First Reformed — Film Review

by William Collen

Paul Schrader’s excellent yet ambiguous First Reformed is a tightly-would account of the descent into anger and despair of someone who should have known better. The film concerns itself with the difference between our outward-facing presentation to the world and what we are really like on the inside; it also asks us to question whatever certainties we might have about our own ability to withstand the darkness we all have in the depths of our hearts.

Ernst Toller is the pastor of a historic church which is approaching its 250th anniversary. By all outward appearances, things are going well for him—but under the surface, they really aren’t. Although he tries to minister to his small congregation in the best way he knows, his effectiveness is stymied by the fact that he is still reeling from the dissolution of his marriage. His health is in a serious state of disrepair, exacerbated by his out-of-control drinking habit. He is experiencing a crisis of his faith, which only gets worse as he must perform the role of wise, caring pastor, not only in front of the nearby megachurch’s youth group but also for Michael, the troubled young man who recently get released from jail for environmental terrorism. Michael has abandoned himself to utter despair after spending too much time on the internet reading about the climate crisis. Although Reverend Toller’s advice is solid and well-intentioned, it does not bear fruit in Michael’s life; soon after their meeting he kills himself, but not before asking, “Will God forgive us for what we’ve done to the earth?”
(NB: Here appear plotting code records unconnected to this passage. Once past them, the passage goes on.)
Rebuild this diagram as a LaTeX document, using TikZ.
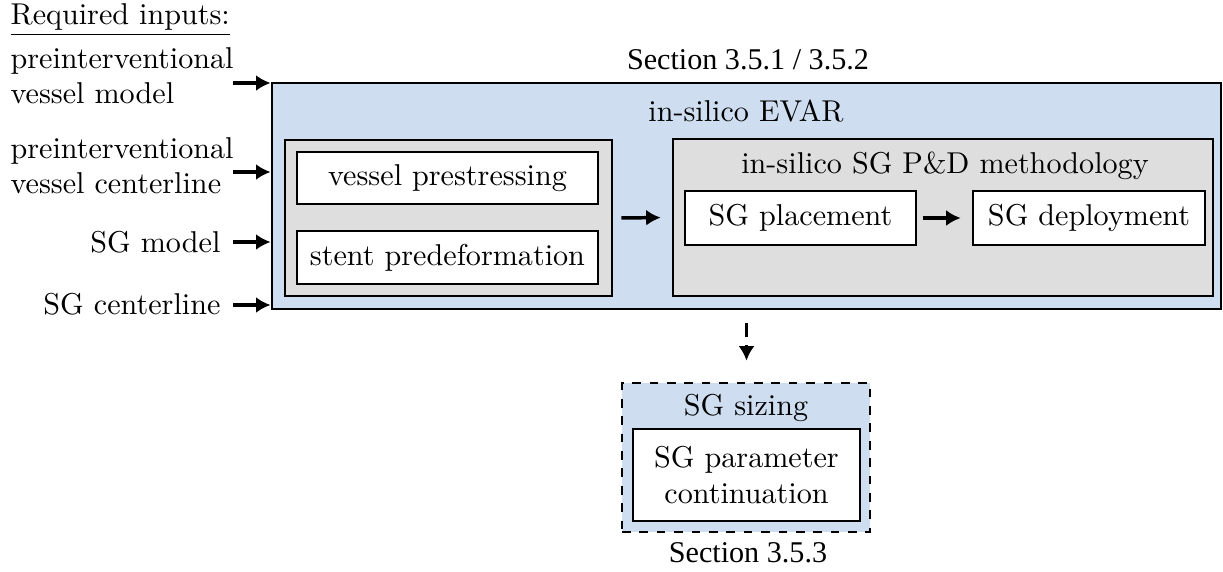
\documentclass[tikz,border=0pt]{standalone}
\usepackage{fontspec}
\newfontfamily\secfont{Liberation Serif}
\usetikzlibrary{arrows.meta}
\definecolor{evarblue}{RGB}{206,222,240}
\definecolor{boxgray}{RGB}{222,222,222}
\tikzset{
  outer/.style={draw, line width=1pt, fill=evarblue, rectangle},
  group/.style={draw, line width=0.9pt, fill=boxgray, rectangle},
  stepbox/.style={draw, line width=0.9pt, fill=white, rectangle, align=center},
  input/.style={align=left, inner sep=0pt},
  arr/.style={-{Latex[length=5pt,width=5.5pt]}, line width=1.2pt},
}
\begin{document}
\begin{tikzpicture}[x=0.345pt, y=-0.345pt, font=\fontsize{10.4}{12.2}\selectfont]
\useasboundingbox (0,0) rectangle (1223,571);

\node[outer, minimum width=949*0.345pt, minimum height=226*0.345pt] (main) at (746.5,196) {};
\node[group, minimum width=327*0.345pt, minimum height=156*0.345pt] (leftgrp) at (448.5,218) {};
\node[group, minimum width=540*0.345pt, minimum height=157*0.345pt] (rightgrp) at (943,217.5) {};

\node[stepbox, minimum width=301*0.345pt, minimum height=52*0.345pt] (prestr) at (447.5,178) {vessel prestressing};
\node[stepbox, minimum width=301*0.345pt, minimum height=53*0.345pt] (predef) at (447.5,257.5) {stent predeformation};
\node[stepbox, minimum width=231*0.345pt, minimum height=54*0.345pt] (place) at (800.5,218) {SG placement};
\node[stepbox, minimum width=232*0.345pt, minimum height=54*0.345pt] (deploy) at (1089,218) {SG deployment};

\node (evar) at (746,111) {in-silico EVAR};
\node (pd) at (945,166) {in-silico SG P\&D methodology};
\node (sec1) at (748,60) {\secfont Section 3.5.1 / 3.5.2};

\node[outer, dashed, minimum width=248*0.345pt, minimum height=149*0.345pt] (sizing) at (746,457.5) {};
\node[stepbox, minimum width=227*0.345pt, minimum height=92*0.345pt] (param) at (746.5,475) {SG parameter\\continuation};
\node (sizinglbl) at (746,408) {SG sizing};
\node (sec2) at (748,553) {\secfont Section 3.5.3};

% inputs
\node[anchor=west, inner sep=0pt] (req) at (10,20) {\underline{Required inputs:}};
\node[input, anchor=west] (in1lbl) at (10,76) {preinterventional\\vessel model};
\node[input, anchor=west] (in2lbl) at (10,166) {preinterventional\\vessel centerline};
\node[input, anchor=east] (in3lbl) at (221,242) {SG model};
\node[input, anchor=east] (in4lbl) at (221,304) {SG centerline};

\coordinate (in1) at (233,83);
\coordinate (in2) at (233,172);
\coordinate (in3) at (233,242);
\coordinate (in4) at (233,305);

\draw[arr] (in1) -- (in1 -| main.west);
\draw[arr] (in2) -- (in2 -| main.west);
\draw[arr] (in3) -- (in3 -| main.west);
\draw[arr] (in4) -- (in4 -| main.west);

\draw[arr, shorten <=2.8pt, shorten >=3.8pt] (leftgrp.east) -- (rightgrp.west);
\draw[arr, shorten <=2pt, shorten >=3.8pt] (place.east) -- (deploy.west);
\draw[arr, dash pattern=on 4.5pt off 3pt, shorten <=4.5pt, shorten >=7.2pt] (main.south) -- (main.south |- sizing.north);
\end{tikzpicture}
\end{document}
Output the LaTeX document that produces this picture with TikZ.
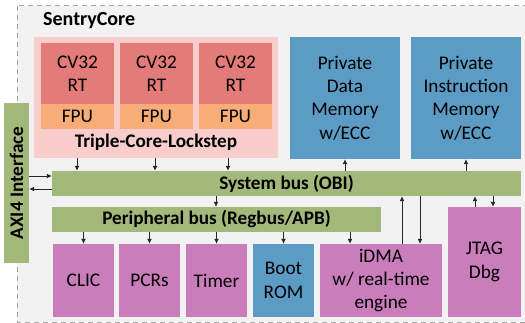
\documentclass[tikz,border=0pt]{standalone}
\usepackage{fontspec}
\setmainfont{Carlito}
\usetikzlibrary{arrows.meta,calc}
\definecolor{bggray}{HTML}{F2F2F2}
\definecolor{dashgray}{HTML}{A6A6A6}
\definecolor{lockpink}{HTML}{F8CDCC}
\definecolor{corered}{HTML}{E37C78}
\definecolor{fpuorange}{HTML}{F8AC78}
\definecolor{memblue}{HTML}{5B9BC4}
\definecolor{busgreen}{HTML}{A3B97B}
\definecolor{perimag}{HTML}{C97DBB}
\definecolor{arrowgray}{HTML}{262626}
\tikzset{
  blk/.style={draw=none, inner sep=0pt, align=center, text=black,
    font=\fontsize{19.3}{23.3}\selectfont},
  boldlbl/.style={inner sep=0pt, font=\fontsize{19.2}{22}\selectfont\bfseries},
  arr/.style={draw=arrowgray, line width=0.9pt, -{Latex[length=5pt,width=5pt]}},
}
\begin{document}
\begin{tikzpicture}[x=1pt,y=-1pt]
\useasboundingbox (0,0) rectangle (525,323);
% outer frame
\draw[dashgray, dash pattern=on 5pt off 4pt, line width=1pt, fill=bggray] (17,6) rectangle (528,322);
\node[boldlbl, anchor=west, font=\fontsize{20}{22}\selectfont\bfseries] (title) at (43,21) {SentryCore};
% lockstep
\node[blk, fill=lockpink, minimum width=244pt, minimum height=121pt] (lock) at (156,97.5) {};
\node[blk, fill=corered, minimum width=73pt, minimum height=61pt] (c1) at (77.5,73.5) {CV32\\RT};
\node[blk, fill=corered, minimum width=73pt, minimum height=61pt] (c2) at (156.5,73.5) {CV32\\RT};
\node[blk, fill=corered, minimum width=73pt, minimum height=61pt] (c3) at (235.5,73.5) {CV32\\RT};
\node[blk, fill=fpuorange, minimum width=73pt, minimum height=25pt] (f1) at (77.5,116.5) {FPU};
\node[blk, fill=fpuorange, minimum width=73pt, minimum height=25pt] (f2) at (156.5,116.5) {FPU};
\node[blk, fill=fpuorange, minimum width=73pt, minimum height=25pt] (f3) at (235.5,116.5) {FPU};
\node[boldlbl] (locklbl) at (156,142) {Triple-Core-Lockstep};
% memories
\node[blk, fill=memblue, minimum width=110pt, minimum height=122pt] (pdm) at (345,98) {Private\\Data\\Memory\\w/ECC};
\node[blk, fill=memblue, minimum width=110pt, minimum height=122pt] (pim) at (466,98) {Private\\Instruction\\Memory\\w/ECC};
% buses
\node[blk, fill=busgreen, minimum width=469pt, minimum height=25pt] (sys) at (286.5,183.5) {};
\node[boldlbl] at (sys) {System bus (OBI)};
\node[blk, fill=busgreen, minimum width=329pt, minimum height=25pt] (per) at (216.5,219.5) {};
\node[boldlbl] at (per) {Peripheral bus (Regbus/APB)};
\node[blk, fill=busgreen, minimum width=25pt, minimum height=160pt] (axi) at (16.5,183) {};
\node[boldlbl, rotate=90] at (axi) {AXI4 Interface};
% peripherals
\node[blk, fill=perimag, minimum width=61pt, minimum height=73pt] (clic) at (83.5,280.5) {CLIC};
\node[blk, fill=perimag, minimum width=61pt, minimum height=73pt] (pcr) at (149.5,280.5) {PCRs};
\node[blk, fill=perimag, minimum width=61pt, minimum height=73pt] (tim) at (216.5,280.5) {Timer};
\node[blk, fill=memblue, minimum width=61pt, minimum height=73pt] (rom) at (283.5,280.5) {Boot\\ROM};
\node[blk, fill=perimag, minimum width=122pt, minimum height=73pt] (dma) at (381,280.5) {iDMA\\w/ real-time\\engine};
\node[blk, fill=perimag, minimum width=73pt, minimum height=110pt] (jtag) at (484.5,262) {JTAG\\Dbg};
% x positions
\coordinate (x1) at (77,0);
\coordinate (x2) at (155,0);
\coordinate (x3) at (228,0);
\coordinate (xp) at (216,0);
\coordinate (xd) at (350,0);
\coordinate (xdu) at (402,0);
\coordinate (xdd) at (420,0);
\coordinate (xju) at (475,0);
\coordinate (xjd) at (493,0);
\coordinate (ya) at (0,176);
\coordinate (yb) at (0,189);
% arrows
\draw[arr] (lock.south -| x1) -- (sys.north -| x1);
\draw[arr] (lock.south -| x2) -- (sys.north -| x2);
\draw[arr] (lock.south -| x3) -- (sys.north -| x3);
\draw[arr] (sys.north -| pdm) -- (pdm.south);
\draw[arr] (sys.north -| pim) -- (pim.south);
\draw[arr] (axi.east |- ya) -- (sys.west |- ya);
\draw[arr] (sys.west |- yb) -- (axi.east |- yb);
\draw[arr] (sys.south -| xp) -- (per.north -| xp);
\draw[arr] (per.south -| clic) -- (clic.north);
\draw[arr] (per.south -| pcr) -- (pcr.north);
\draw[arr] (per.south -| tim) -- (tim.north);
\draw[arr] (per.south -| rom) -- (rom.north);
\draw[arr] (per.south -| xd) -- (dma.north -| xd);
\draw[arr] (dma.north -| xdu) -- (sys.south -| xdu);
\draw[arr] (sys.south -| xdd) -- (dma.north -| xdd);
\draw[arr] (jtag.north -| xju) -- (sys.south -| xju);
\draw[arr] (sys.south -| xjd) -- (jtag.north -| xjd);
\end{tikzpicture}
\end{document}
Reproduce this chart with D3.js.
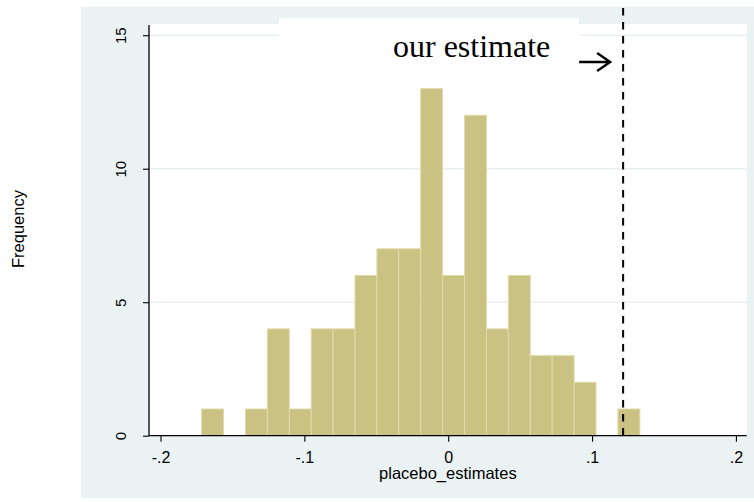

Toller tries to ease the grief of Michael’s widow Mary, but things take a more sinister turn when Mary discovers a suicide vest that Michael made. After Toller finds that his church has directly benefited from the philanthropy of a local industrialist, Michael’s question “Can God forgive us?” begins to take on an overwhelming importance for Toller. Surely, this isn’t the first time Toller has had to wrestle with such an extremely troubling issue; I wonder if he has been merely skating along until this point, and if his alleged Christianity was only a thin veneer over an internal emptiness. This would explain his doubts and his loose grip on matters of faith; the most poignant line of the film is probably when Toller, who has lost the ability to pray sincerely, tells himself that journal-writing is “a form of prayer.” We feel that, although this might be so, Toller himself wishes he didn’t have to resort to journaling, and that he could talk to God directly. When Mary asks him, “Can you pray with me?” Toller’s words seem substantial, but we can sense the hollowness they betray.

Unmoored from the community around him, Toller begins to ally himself with the more violent fringe of environmental activism, and his own interpretations of Biblical passages begin to take a turn towards condoning revolutionary action. Although he considers using Michael’s suicide vest at First Reformed’s 250th anniversary celebration, he changes his mind and poisons himself instead. His last thoughts, after drinking a glass of drain cleaner, are of passionately kissing Mary.

This is a dark, tense, complex film. Shots are staged and crafted with camerawork reminiscent of a horror movie; the true horror is that we must watch Toller sink into the clutches of despair and we can do nothing about it. Schrader has crafted a character who elicits our pity even while he persists in making a mess of nearly all his relationships and especially his health. Ethan Hawke’s performance as Toller conveys every wince of pain, and the sadness in his eyes is devastating. Michael speaks in only one scene, but his character is played powerfully as well; we can experience, through him, the pain, anger, and dread which is the common result of long contemplation of the evils of environmental destruction.

The relational tension between Mary and Toller drives the emotional arc of the film, and is fraught with ambiguity. Certain nuances and inflections lead me to believe that Toller’s interest in her is more than strictly professional. But how does Mary herself feel? I can hardly imagine she would have the emotional space to see him as anything more than her caring pastor, yet it almost seems she goes out of her way to get him involved in her life. (On my second watching of the film, I could not convince myself that she wasn’t some kind of seductress, bent on destroying him; however, I am certain that this interpretation is nowhere near what Schrader intended.) The interplay between Toller and Jeffers is at times convivial and at times cold and severe; their power dynamic is full of complexities. In all these relationships, we see Toller put on a brave face, yet we know what a wreck he really is.

Jeffers accuses Toller of being “always in the garden, sweating blood,” that he’s “not in the real world.” Could that be the root of Toller’s problems? Michael, too, spent so much time on the internet to the point of, as Mary says, having no friends and being barely sociable. The last several years in our culture have seen many people fall prey to dangerous ideas and ideologies found online. It is frightfully easy for people to become radicalized, people who most likely did not think they would do so. Whether Toller had enough critical distance to watch himself go from burned-out pastor to environmental terrorist in the space of a few weeks, or whether it all happened without his self-knowledge, is beside the point. The scriptural admonition remains: “He who stands take heed lest he fall (1 Corinthians 10:12).” But it is doubtful whether it could be said that Toller was even standing at all.